An April 1960 review in Spokane's The Spokesman-Review praised Mitchum's performance and the film overall: "Every man who ever fired a gun or sired a son will want to see 'Home From the Hill' ... It takes considerable wandering through the highways and byways of emotion to reach a satisfactory and, thank goodness, honorable conclusion."

For his work in Home from the Hill, Mitchum won his only major acting award when the National Board of Review named him Best Actor for his work in the film as well as in The Sundowners. Peppard was also named Best Supporting Actor for his performance.

The movie launched George Peppard as a movie star. According to Filmink "the script was written by Harriet Frank Jr. and Irving Ravetch, who specialised in horny southern family melodramas (The Long Hot Summer, The Sound and the Fury, Hud), many of which starred Paul Newman, and Peppard was getting “new Paul Newman” heat."

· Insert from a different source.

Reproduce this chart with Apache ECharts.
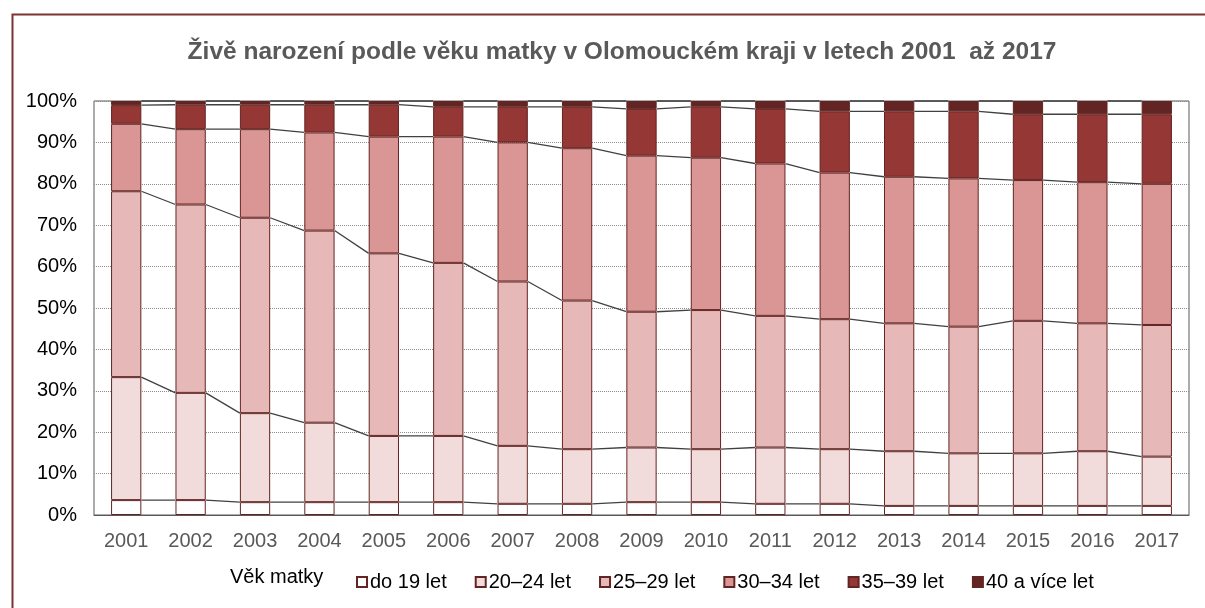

The film is often recognized as one of the great melodramas directed by Minnelli late in his career. In 2007 Dave Kehr cited Home from the Hill as a "superb example" of these celebrated melodramas, in which "Minnelli's characters don’t simply act out their discomfort with the roles they’ve been thrust into or the relationships they’ve chosen to endure, but project their feelings onto the visual and aural fabric of the film. Where Minnelli's musicals express emotions through song and dance, his melodramas express feeling through color (of which he was one of the medium's great masters) and set design."

===Box office===
According to MGM records, the film earned $3,275,000 in the U.S. and Canada and $1.8 million elsewhere, but because of its high production cost, it incurred a loss of $122,000.